Anyway, they were never really suited to having hits. As they understood better than anyone, perhaps, Brimful of Asha's success was more a result of its Norman Cook remix than a sudden yen for the idiosyncratic sound of Indian-indie, and since then Tjinder Singh and Ben Ayres have ploughed a jaunty, but musically questing furrow. If Cornershop and the Double 'O' Groove Of, their collaboration with Preston laundry worker Bubbley Kaur, was surely the happiest album of 2011, there's no shortage of substance here.
A compilation of tracks from their subscription-only Singhles Club (it sounds like fun: members received a free ‘turban man mask’ with one track), Urban Turban isn't quite as unashamedly jolly as its predecessor, but there's no less love of life.
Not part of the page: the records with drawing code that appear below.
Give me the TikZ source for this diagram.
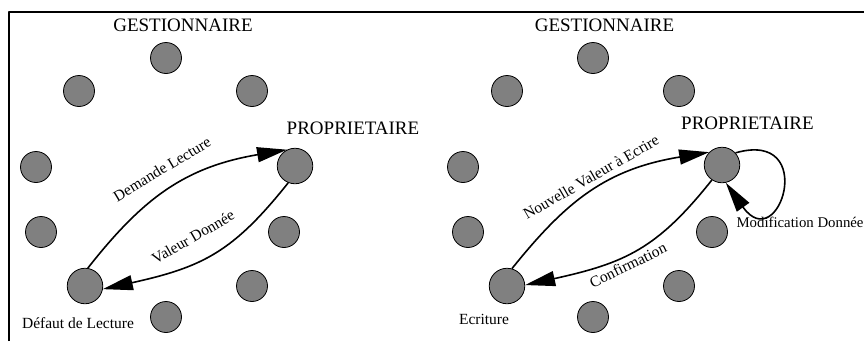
\documentclass[tikz,border=0pt]{standalone}
\usepackage{fontspec}
\setmainfont{Liberation Serif}
\usetikzlibrary{arrows.meta}
\tikzset{site/.style={circle,draw,fill=gray,line width=0.8pt,inner sep=0pt,minimum size=31pt},
  hub/.style={site,minimum size=35.5pt},
  flow/.style={line width=1.6pt,-{Triangle[length=30pt,width=15pt]}},
  role/.style={font=\fontsize{19}{23}\selectfont},
  tag/.style={font=\fontsize{15.5}{19}\selectfont}}

\begin{document}
\begin{tikzpicture}[x=1pt,y=-1pt,line join=round]
\useasboundingbox (0,0) rectangle (864,341);
\draw[line width=2pt] (9,341) -- (9,12) -- (864,12);
% --- read miss: request goes to the owner, value comes back
\begin{scope}
\foreach \p [count=\i] in {(166,58),(79,91),(252,91),(36,167),(41,232),(284,232),(252,286),(166,317)}
  \node[site] (gA\i) at \p {};
\node[hub] (propA) at (295,166) {}; \node[hub] (defA) at (85,286) {};
\node[role] (gestA) at (183,25.5) {GESTIONNAIRE};
\node[role] (ownA) at (353,128) {PROPRIETAIRE};
\node[tag] (defAtxt) at (78,323) {Défaut de Lecture};
\draw[flow] (defA.81) .. controls (143,198) and (185,167) .. (propA.116);
\draw[flow] (propA.248) .. controls (233,252) and (203,267) .. (defA.350);
\node[tag,rotate=31] (reqA) at (162,169) {Demande Lecture};
\node[tag,rotate=30] (valA) at (193,237) {Valeur Donnée};
\end{scope}
% --- write: new value to the owner, owner modifies and confirms
\begin{scope}[xshift=427pt]
\foreach \p [count=\i] in {(166,58),(80,91),(252,91),(36,167),(41,232),(285,232),(252,286),(166,317)}
  \node[site] (gB\i) at \p {};
\node[hub] (propB) at (295,165) {}; \node[hub] (ecrB) at (80,286) {};
\node[role] (gestB) at (177.5,25.5) {GESTIONNAIRE};
\node[role] (ownB) at (320.5,123) {PROPRIETAIRE};
\node[tag] (ecrBtxt) at (57,319) {Ecriture};
\draw[flow] (ecrB.74) .. controls (140,200) and (180,169) .. (propB.135);
\draw[flow] (propB.236) .. controls (230,249) and (198,263) .. (ecrB.3);
\draw[flow] (propB.42) .. controls (392,129) and (352,258) .. (propB.282);
\node[tag,rotate=30] (nvB) at (164,177) {Nouvelle Valeur à Ecrire};
\node[tag,rotate=26] (cfB) at (201,265) {Confirmation};
\node[tag,anchor=west,font=\fontsize{14.8}{18}\selectfont] (mdB) at (306,222) {Modification Donnée};
\end{scope}
\end{tikzpicture}
\end{document}
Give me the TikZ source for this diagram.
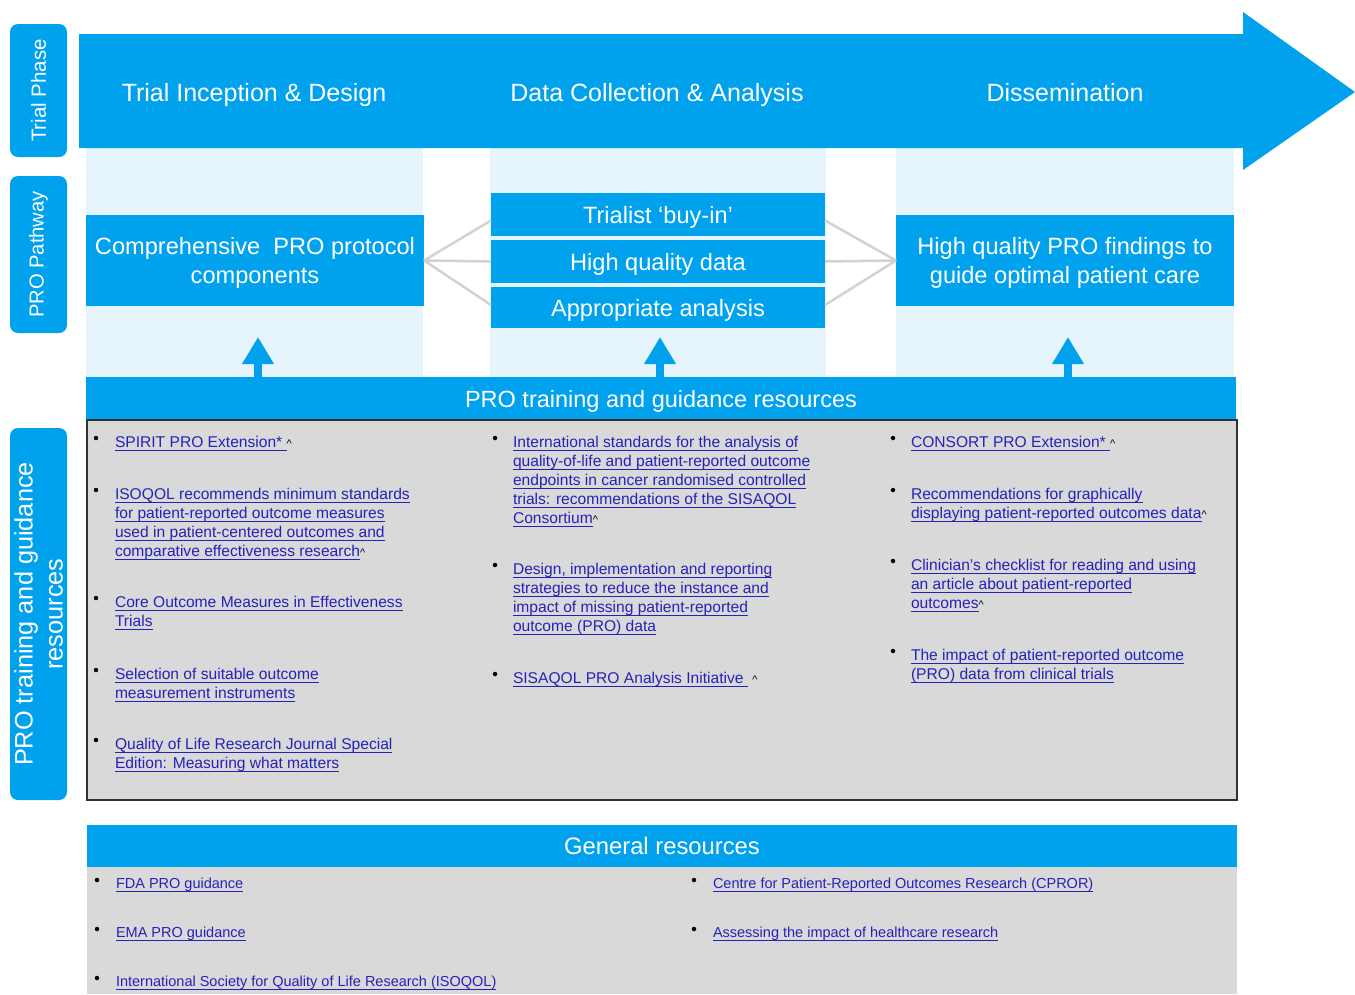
\documentclass[tikz,border=0pt]{standalone}
\usepackage{fontspec}
\setmainfont{Liberation Sans}
\usetikzlibrary{arrows.meta}
\definecolor{mblue}{RGB}{0,162,237}
\definecolor{lblue}{RGB}{230,244,252}
\definecolor{pgray}{RGB}{217,217,217}
\definecolor{cgray}{RGB}{210,210,210}
\definecolor{linkc}{RGB}{35,35,185}
\definecolor{bordc}{RGB}{50,50,50}
\newcommand\lk[1]{\setbox0\hbox{#1}\rlap{\rule[-3pt]{\wd0}{0.9pt}}\box0}
\newcommand\crt{{\color{black}\raisebox{0.5pt}{\fontsize{11}{11}\selectfont\textasciicircum}}}
\begin{document}
\begin{tikzpicture}[x=1pt,y=-1pt,
  every node/.style={inner sep=0pt,outer sep=0pt},
  panel/.style={fill=lblue,minimum width=#1,minimum height=229pt},
  bluebox/.style={fill=mblue,text=white,font=\fontsize{23.6}{29}\selectfont,align=center,text depth=0pt},
  vlab/.style={fill=mblue,rounded corners=8pt,rotate=90,text=white,minimum height=57pt,align=center},
  head/.style={text=white,font=\fontsize{25}{28}\selectfont,text depth=0pt},
  item/.style={anchor=north west,align=left,text=linkc,font=\fontsize{15.6}{19}\selectfont},
  gitem/.style={item,font=\fontsize{14.5}{19}\selectfont},
  bul/.style={circle,fill=black,minimum size=4.5pt},
  conn/.style={draw=cgray,line width=2.5pt},
  uparr/.style={draw=mblue,line width=8pt,-{Triangle[width=30pt,length=27pt]}},
  graybox/.style={fill=pgray,minimum width=1150pt}
]
\useasboundingbox (0,0) rectangle (1355,994);

% light blue column panels
\node[panel=337pt] (pL) at (254.5,262.5) {};
\node[panel=336pt] (pM) at (658,262.5) {};
\node[panel=338pt] (pR) at (1065,262.5) {};

% big phase arrow
\fill[mblue] (79,34) -- (1243,34) -- (1243,12) -- (1355,92) -- (1243,170) -- (1243,148) -- (79,148) -- cycle;
\node[head] (h1) at (254,92) {Trial Inception \& Design};
\node[head] (h2) at (657,92) {Data Collection \& Analysis};
\node[head] (h3) at (1065,92) {Dissemination};

% left labels
\node[vlab,minimum width=133pt,font=\fontsize{20.5}{22}\selectfont] (lab1) at (38.5,90.5) {Trial Phase};
\node[vlab,minimum width=157pt,font=\fontsize{20.2}{22}\selectfont] (lab2) at (38.5,254.5) {PRO Pathway};
\node[vlab,minimum width=372pt,font=\fontsize{25.3}{30}\selectfont] (lab3) at (38.5,614) {PRO training and guidance\\resources};

% pathway boxes
\node[bluebox,minimum width=338pt,minimum height=91pt] (leftbox) at (255,260.5) {Comprehensive\ \ PRO protocol\\components};
\node[bluebox,minimum width=334pt,minimum height=43pt] (mid1) at (658,214.5) {Trialist `buy-in'};
\node[bluebox,minimum width=334pt,minimum height=43pt] (mid2) at (658,261.5) {High quality data};
\node[bluebox,minimum width=334pt,minimum height=41pt] (mid3) at (658,307.5) {Appropriate analysis};
\node[bluebox,minimum width=338pt,minimum height=91pt] (rightbox) at (1065,260.5) {High quality PRO findings to\\guide optimal patient care};

% connectors
\draw[conn] (leftbox.east) -- ([yshift=-6pt]mid1.west);
\draw[conn] (leftbox.east) -- (mid2.west);
\draw[conn] (leftbox.east) -- ([yshift=2.5pt]mid3.west);
\draw[conn] ([yshift=-6pt]mid1.east) -- (rightbox.west);
\draw[conn] (mid2.east) -- (rightbox.west);
\draw[conn] ([yshift=2.5pt]mid3.east) -- (rightbox.west);

% training bar
\node[fill=mblue,minimum width=1150pt,minimum height=43pt,text=white,font=\fontsize{23.5}{26}\selectfont,text depth=0pt] (trainbar) at (661,398.5) {PRO training and guidance resources};
\coordinate (aL) at (258,337);
\coordinate (aM) at (660,337);
\coordinate (aR) at (1068,337);
\draw[uparr] (trainbar.north -| aL) -- (aL);
\draw[uparr] (trainbar.north -| aM) -- (aM);
\draw[uparr] (trainbar.north -| aR) -- (aR);

% resource panel
\node[graybox,minimum height=380pt,draw=bordc,line width=1.2pt] (respanel) at (662,610) {};

% left column
\node[bul] (bl1) at (96,438) {};
\node[item] (tl1) at (115,436.5) {\lk{SPIRIT PRO Extension*\ }\crt};
\node[bul] (bl2) at (96,490) {};
\node[item] (tl2) at (115,488.5) {\lk{ISOQOL recommends minimum standards}\\\lk{for patient-reported outcome measures}\\\lk{used in patient-centered outcomes and}\\\lk{comparative effectiveness research}\crt};
\node[bul] (bl3) at (96,598) {};
\node[item] (tl3) at (115,596.5) {\lk{Core Outcome Measures in Effectiveness}\\\lk{Trials}};
\node[bul] (bl4) at (96,670) {};
\node[item] (tl4) at (115,668.5) {\lk{Selection of suitable outcome}\\\lk{measurement instruments}};
\node[bul] (bl5) at (96,740) {};
\node[item] (tl5) at (115,738.5) {\lk{Quality of Life Research Journal Special}\\\lk{Edition: Measuring what matters}};

% middle column
\node[bul] (bm1) at (495,438) {};
\node[item] (tm1) at (513,436.5) {\lk{International standards for the analysis of}\\\lk{quality-of-life and patient-reported outcome}\\\lk{endpoints in cancer randomised controlled}\\\lk{trials: recommendations of the SISAQOL}\\\lk{Consortium}\crt};
\node[bul] (bm2) at (495,565) {};
\node[item] (tm2) at (513,563.5) {\lk{Design, implementation and reporting}\\\lk{strategies to reduce the instance and}\\\lk{impact of missing patient-reported}\\\lk{outcome (PRO) data}};
\node[bul] (bm3) at (495,674) {};
\node[item] (tm3) at (513,672.5) {\lk{SISAQOL PRO Analysis Initiative\ }\ \crt};

% right column
\node[bul] (br1) at (893,438) {};
\node[item] (tr1) at (911,436.5) {\lk{CONSORT PRO Extension*\ }\crt};
\node[bul] (br2) at (893,490) {};
\node[item] (tr2) at (911,488.5) {\lk{Recommendations for graphically}\\\lk{displaying patient-reported outcomes data}\crt};
\node[bul] (br3) at (893,561) {};
\node[item] (tr3) at (911,559.5) {\lk{Clinician's checklist for reading and using}\\\lk{an article about patient-reported}\\\lk{outcomes}\crt};
\node[bul] (br4) at (893,651) {};
\node[item] (tr4) at (911,649.5) {\lk{The impact of patient-reported outcome}\\\lk{(PRO) data from clinical trials}};

% general resources
\node[fill=mblue,minimum width=1150pt,minimum height=42pt,text=white,font=\fontsize{23.8}{26}\selectfont,text depth=0pt] (genbar) at (662,846) {General resources};
\node[graybox,minimum height=127pt] (genpanel) at (662,930.5) {};
\node[bul] (bg1) at (97,880) {};
\node[gitem] (tg1) at (116,878) {\lk{FDA PRO guidance}};
\node[bul] (bg2) at (97,929) {};
\node[gitem] (tg2) at (116,927) {\lk{EMA PRO guidance}};
\node[bul] (bg3) at (97,978) {};
\node[gitem] (tg3) at (116,976) {\lk{International Society for Quality of Life Research (ISOQOL)}};
\node[bul] (bg4) at (694,880) {};
\node[gitem] (tg4) at (713,878) {\lk{Centre for Patient-Reported Outcomes Research (CPROR)}};
\node[bul] (bg5) at (694,929) {};
\node[gitem] (tg5) at (713,927) {\lk{Assessing the impact of healthcare research}};
\end{tikzpicture}
\end{document}
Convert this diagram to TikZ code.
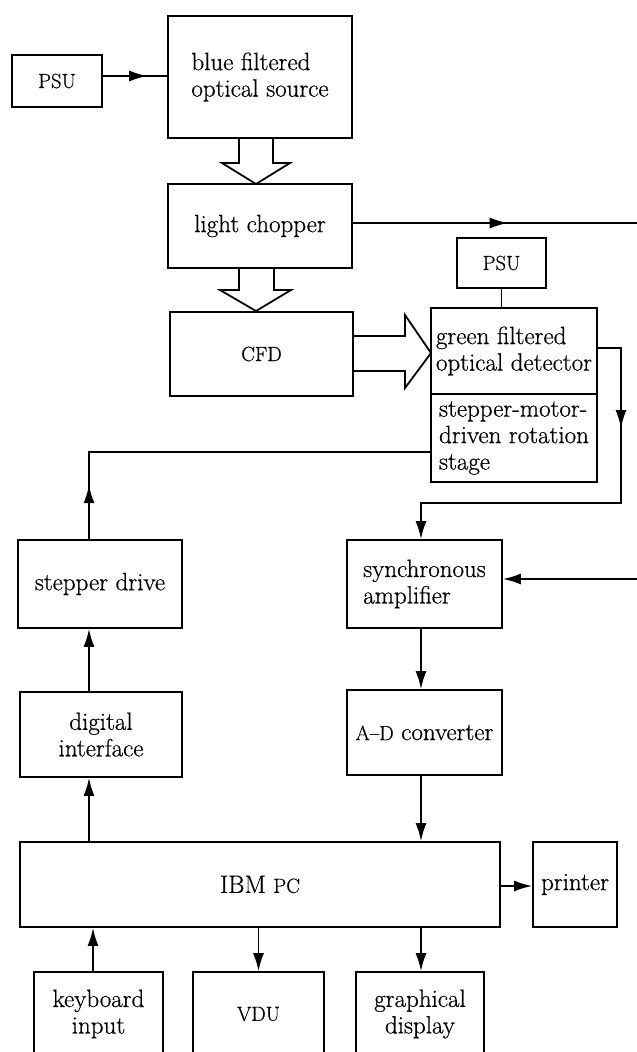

What Did the Hippie Have in His Bag? appears twice, features a Lancashire primary school choir on backing vocals ("Now, you carry on because I've just dropped a crayon") and evokes the child-like (not to be confused with childish) simplicity of Jonathan Richman without being condescending to adult ears.
There's less cohesion too, since there's a guest vocalist on every track, bar the cheekily titled, plinky instrumental First W** on the Moon. Rajwant turns Beacon Radio 303 into Punjabi funk, while Amar turns the tabla-fuelled Inspector Bamba Singh's Lament into their most hardcore Asian sound in years.
But, for all the joy Cornershop take in their heritage, they avoid marooning themselves in a ghetto. The throaty In Light of Aquarius ensure Milkin' It sounds altogether more American and namechecks Kurtis Blow and Rakim. SoKo seduces her way through the Sweet Jane-sound-alike Something Makes You Feel Like, and Katie sprinkles some cheesy gympop vocals over the hypnotic, proudly retro (imagine if there were to be a Liquid Gold revival) Solid Gold.
There's the occasional meander and they'd surely revel in a bigger production budget, but there's nobody remotely like them and few who seem to actually enjoy being in a band more.